Now the DOJ has carried out a search and seizure warrant at Mar-a-Lago, reportedly taking numerous boxes of documents with them, and even breaking open Donald Trump’s safe. The New York Times says this is in relation to the DOJ’s criminal probe into Trump’s theft of classified documents. The kicker is that of all the DOJ Trump probes, this was the one we’d heard the least about, and now it turns out to have been the furthest along of all of them.

But the DOJ pretty much confirmed the existence of its classified documents probe in early 2022, when Congress attempted to obtain evidence in the case, and the DOJ had to explain to Congress why it couldn’t have certain evidence. There was also mainstream media reporting months ago that the DOJ’s classified documents probe had reached the grand jury stage. So we know this probe has been around for awhile and has been advancing. We just don’t know much else about it.

Yet when you consider that the DOJ prosectors running the classified documents probe were able to get a judge to sign off on a search and seizure warrant, that means they pretty much had to already have enough evidence to prove Trump’s guilt. Given that this was a search and seizure warrant for the home of the former President of the United States, the legal bar might have been even higher. So how did the DOJ manage to build this case? More to the point, who’s been cooperating?

The National Archives already reportedly confirmed awhile ago which documents Trump stole. But that’s just a starting point. The DOJ would have needed a witness to fill in additional details, such as when and why Trump stole them, and where Trump hid them. Let’s put it another way: you can’t get a warrant to search someone’s safe, for instance, unless you have reason to suspect that something specific might be in that safe. And who in Trump’s orbit would even have that kind of information?

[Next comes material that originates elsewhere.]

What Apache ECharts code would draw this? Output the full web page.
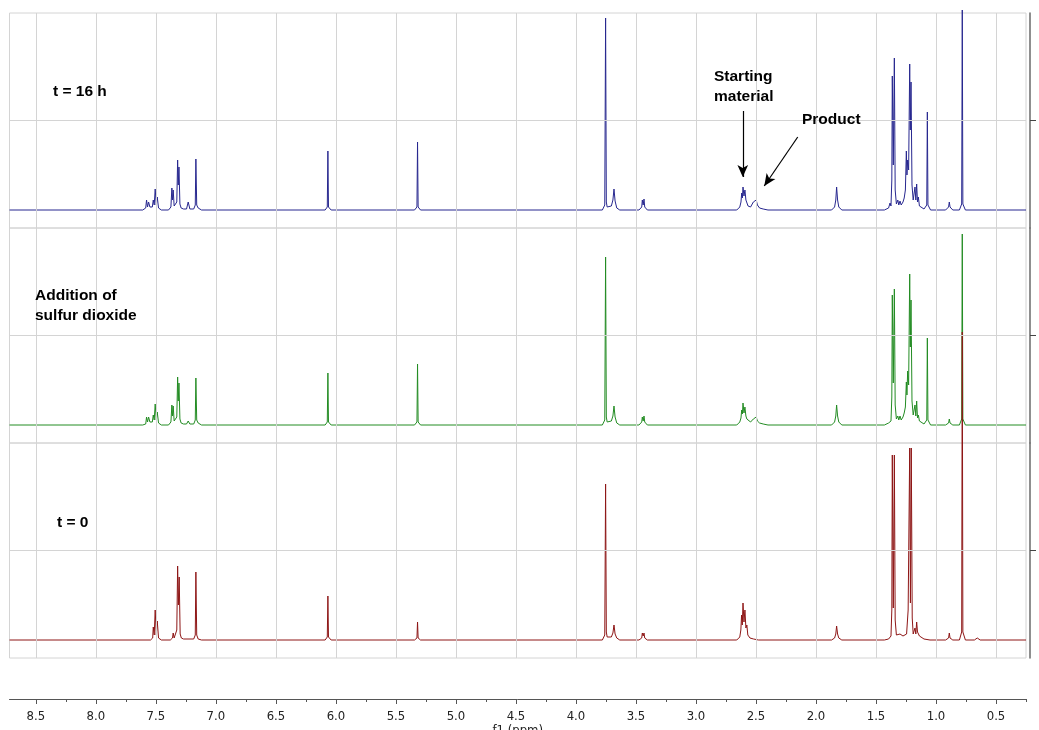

The fake elector plot required a large number of co-conspirators, and that always leads to details spilling out, and non-guilty people having knowledge of the plot that they’re more than happy to share once subpoenaed. But the classified document scandal was more a matter of Trump simply having the documents boxed up and sent to Mar-a-Lago. Who all would even have known about it?

It raises the question once again of whether or not Trump’s White House Chief of Staff Mark Meadows may have flipped. Meadows would have been in a better position than anyone to know precisely what Trump was doing with those classified documents. Trump was so inept, he probably wouldn’t have even known how to have such documents brought to him without Meadows knowing.

If Meadows has flipped on Trump, then he’s certainly given up Trump on every one of his crimes, including this one. But there’s only slight, circumstantial evidence to suggest that Meadows may have flipped, such as the DOJ’s decision not to charge him for contempt, along with the Fulton County DA’s similar decision to skip over Meadows while sending subpoenas or target letters to everyone else involved in that separate probe.

It’s also possible that the DOJ managed to track down the lower level White House employees who physically packed the documents into boxes, or even a Mar-a-Lago employee who witnessed the documents being put into a safe. You never know. And that’s sort of the point. The DOJ doesn’t want us to know who’s cooperating with this probe, because if the public doesn’t know, then Trump doesn’t know, which means Trump may keep running his mouth to someone who’s secretly cooperating against him. But it sure feels like someone must be cooperating against Trump in this document probe.